Ryūsuke Hamaguchi appartient à cette catégorie de réalisateurs qui nous entraînent dans l’écran, dans l’histoire, comme Thien An Pham et Iris Kaltenbäck. Parfois l’image est trouble comme lorsque nos yeux doivent faire aussi une mise au point, ou l’image tremble pour nous rendre compte que la voiture vient de démarrer et que nous regardons à travers la vitre arrière de la voiture qui quitte l’école.
Certains rapprochent le cinéma de Ryūsuke Hamaguchi à celui de la réalisatrice américaine Kelly Reichardt, peut-être pour une ode à la nature sauvage avec First cow ou l’alerte sur un fondamentalisme écologique avec Night moves. On pourrait aussi voir un parallèle entre Certain women et Senses, cette manière d’aborder avec grâce et élégance les moments simples, les relations humaines joyeuses les plus saines.
Soudain, tout s’obscurcit et à chacun d’interpréter la noirceur, la violence, le ciel noir orangé, éclairé d’une pleine lune, que l’on contemple à nouveau à travers les cimes et qui annonce peut-être une catastrophe.
L’équilibre est rompu.

– Vous êtes nerveux ? (…) Vous savez ce qui me rend nerveuse, moi ? Les menteurs.

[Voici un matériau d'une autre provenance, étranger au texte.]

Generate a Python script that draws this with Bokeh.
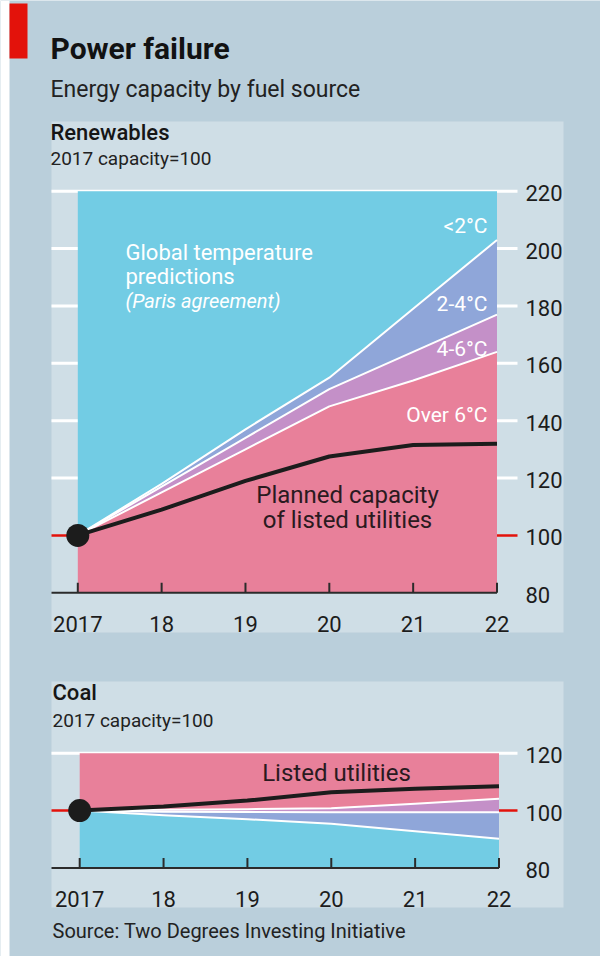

Festival Reims Polar 2023 • Prix du Public et Prix Police
Festival Premiers Plans Angers 2024Grand prix du Jury et Prix Meilleure Actrice
Réalisation et scénario : Alejandro Rojas, Juan Sebastián Vásquez
Photographie : Juan Sebastián Vásquez
Musique : Raquel Torras
Montage : Emanuele Tiziani
Genre : drame – 2023

Il est vénézuélien, elle est espagnole. Leur nationalité est importante. Le couple, amoureux, quitte Barcelone pour émigrer, muni du visa, aux États-Unis.
Nous sommes en 2019. Dans le taxi, les informations espagnoles évoquent Donald Trump, obsédé par l’immigration clandestine et surfant sur le racisme de nombreux américains, tous descendants d’immigrés, et le débat sur le désormais célèbre mur à la frontière mexicaine.
Nous ne savons rien des deux candidats à l’émigration, leurs métiers, leurs statuts, leurs projets, si ce n’est qu’ils ont choisi délibérément leur expatriation. Un luxe.
Diego est très nerveux dès le taxi –  il pense avoir oublié son passeport – il perd les cartes de déclaration à la douane entre la sortie de l’avion et les guichets. Dans l’avion, il se rend aux toilettes, s’entraîne devant le miroir pour se justifier devant l’immigration, prend un calmant tandis que sa compagne dort paisiblement.
Au guichet 18, après consultation des deux passeports et prise des empreintes digitales, ils sont conduits, sans explication, dans ce qui semble être un monde parallèle, en sous-sol, où des passagers venant d’autres ailleurs sont également regroupés. Une salle d’attente qui ressemble à un décor de pacotille.
Et le cauchemar se déroule.
L’interrogatoire commence, brillamment. Les questions et les commentaires des deux officiers de l’immigration – un homme et une femme d’origine latino-américaine – sont parfaitement huilés. On sent que le duo de « surveillance de la frontière » a sa propre mécanique. On interroge d’abord le couple ensemble, puis on les sépare juste après avoir habilement instillé le doute sur les motivations de l’un d’entre eux. Les questions sont troublantes. On demande à Elena de prouver qu’elle est danseuse et d’exécuter quelques pas de chorégraphie dans ce bureau qui ressemble à un placard. Les questions sont intimes et les réactions de chacun sont différentes. Tandis que Diego fait – et demande à sa compagne de faire – profil bas, Elena râle, proteste. Même si son assurance diminue au fur et à mesure, elle montre qu’elle garde un libre arbitre. On découvrira pourquoi plus tard.
Dès le début du film, les plans sont resserrés sur les visages. Il n’y a aucun plan de grand espace, nous ne sortirons jamais d’un espace clos, l’impression est d’étouffement. Le rythme des scènes est soutenu pour nous embarquer non pas uniquement dans un film de société mais dans un thriller. Le spectateur commence à avoir aussi des doutes. Quelles sont les intentions des protagonistes, des deux candidats à l’émigration ? Il commence déjà à prendre parti.
D’après l’un des réalisateurs, Alejandro Rojas, ce film n’a pas été pensé par lui et son binôme dans l’idée d’en faire un thriller mais ils avaient, eux et leurs amis d’Amérique latine, tant d’expériences de ce genre à raconter, tant de matière pour alimenter un scénario. Les deux comparses avaient aussi en tête 12 hommes en colère de Sidney Lumet, pour penser leur huis clos.
Ce couple est à la merci d’autorités qui peuvent prendre des décisions irrévocables et arbitraires pour la vie d’une personne. Chaque candidat à l’émigration a un traitement partial. Cela participe aussi du côté glaçant, malaisant.

Cette rubrique se veut régulière (et fréquente) car si vous avez lu mon premier article, vous savez dorénavant que je suis férue de cinéma. J’ai la chance de vivre dans la capitale mondiale du 7ème art, et je vous ferai part de temps en temps de mes coups de cœur.
Ces deux fictions ont été visionnées au cinéma Le Louxor.